When Jeffrey Skidmore of Ex Cathedra approached me to write this piece, he specified that it should be remembering the first World War and, if at all possible, the words should be by or about a woman.
A friend steered me towards Vera Brittain's Testament of Youth and, spookily, the book fell open on page 163 where appeared Kathleen Coates' s poem A Year and a Day. This was written between 1910 and 1913 but is, I think, prophetic of the impending war in its depiction of a woman and man in love, reluctantly separated and missing each other.
Around the same time, my mother sent me the poem Since we parted, yestereve by Victorian statesman and poet Robert Bulwer-Lytton (1831-1891) — it seemed to fit beautifully as a refrain to A Year and a Day.
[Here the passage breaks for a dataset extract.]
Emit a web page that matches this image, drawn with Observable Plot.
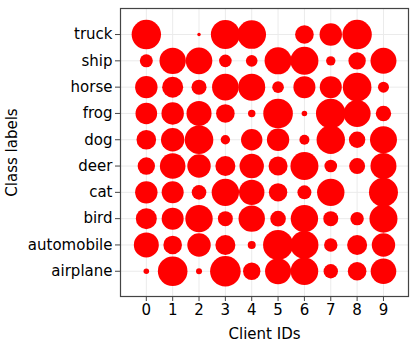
<!DOCTYPE html>
<html>
<head>
<meta charset="utf-8">
<script src="https://cdn.jsdelivr.net/npm/d3@7"></script>
<script src="https://cdn.jsdelivr.net/npm/@observablehq/plot@0.6"></script>
<style>
  html, body { margin: 0; padding: 0; background: #fff; }
  #chart svg { display: block; }
</style>
</head>
<body>
<div id="chart"></div>
<script>
// Class labels, bottom (index 0) to top
const classes = ["airplane", "automobile", "bird", "cat", "deer", "dog", "frog", "horse", "ship", "truck"];
const clients = [0, 1, 2, 3, 4, 5, 6, 7, 8, 9];

// Estimated sample counts per client (marker area ∝ count)
const airplane   = [31, 876, 36, 936, 303, 676, 762, 207, 346, 655];
const automobile = [625, 346, 548, 400, 64, 900, 784, 180, 400, 548];
const bird       = [441, 484, 751, 225, 697, 243, 751, 225, 180, 784];
const cat        = [502, 484, 213, 751, 645, 339, 196, 751, 0, 841];
const deer       = [303, 655, 548, 400, 595, 361, 784, 159, 256, 676];
const dog        = [384, 548, 818, 88, 458, 502, 100, 807, 269, 729];
const frog       = [467, 502, 625, 346, 55, 876, 31, 876, 729, 237];
const horse      = [502, 441, 225, 708, 729, 135, 484, 484, 818, 121];
const ship       = [169, 697, 708, 159, 135, 729, 784, 88, 303, 676];
const truck      = [864, 0, 12, 841, 818, 0, 346, 502, 864, 0];

const rows = [airplane, automobile, bird, cat, deer, dog, frog, horse, ship, truck];
const data = [];
rows.forEach((vals, ci) => vals.forEach((v, k) => data.push({client: clients[k], cls: ci, count: v})));

const font = "DejaVu Sans, sans-serif";
const chart = Plot.plot({
  width: 417,
  height: 346,
  marginLeft: 120,
  marginRight: 9,
  marginTop: 8,
  marginBottom: 50,
  style: {fontFamily: font, fontSize: "15px", color: "#000", background: "#fff"},
  x: {domain: [-0.98, 9.95]},
  y: {domain: [-0.96, 9.99]},
  r: {type: "sqrt", domain: [0, 1000], range: [0, 15.81]},
  marks: [
    Plot.gridX(clients, {stroke: "#ebebeb", strokeOpacity: 1, strokeWidth: 1}),
    Plot.gridY(d3.range(classes.length), {stroke: "#ebebeb", strokeOpacity: 1, strokeWidth: 1}),
    Plot.dot(data, {x: "client", y: "cls", r: "count", fill: "#ff0000", stroke: "none"}),
    Plot.frame({stroke: "#444", strokeWidth: 1.2}),
    Plot.axisX({
      ticks: clients, tickSize: 5, tickPadding: 3, stroke: "#444",
      fontSize: 15, fill: "#000",
      label: "Client IDs", labelAnchor: "center", labelArrow: "none", labelOffset: 42
    }),
    Plot.axisY({
      ticks: d3.range(classes.length), tickFormat: i => classes[i],
      tickSize: 5, tickPadding: 3, stroke: "#444",
      fontSize: 15, fill: "#000",
      label: "Class labels", labelAnchor: "center", labelArrow: "none", labelOffset: 114
    })
  ]
});
document.getElementById("chart").appendChild(chart);
</script>
</body>
</html>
We start with the refrain in which I try to create a sense of yearning — with harmonies that lean into each other and suspensions that only partly resolve. I have given the ladies the first verse of A Year and a Day — I have used mellow flat keys as this is marked "languorously" as I picture a calm but pining Edwardian lady, reclining in a warm, English Summer's garden. When the men take over in the second verse this comes from a darker place — maybe a noisy, fetid trench where dreams of love and happiness are sometimes hard to conjure. The music shifts in harmonic uncertainty — the harp oscillates and rumbles, creating instability. This part is written in sharp keys which, I think, have a more stringent feel about them. The whole piece is made up of my typical major-minor harmonic language which sets a bittersweet atmosphere and the trumpets remind us, from time to time, of the backdrop of war.
The piece ends meditatively, with Eleven Armistice Chimes and lasts approximately 10 minutes. It's dedicated to Jeffrey Skidmore and Ex Cathedra and my deepest thanks go to them for commissioning the work and Jane Arthur for sponsoring the commission.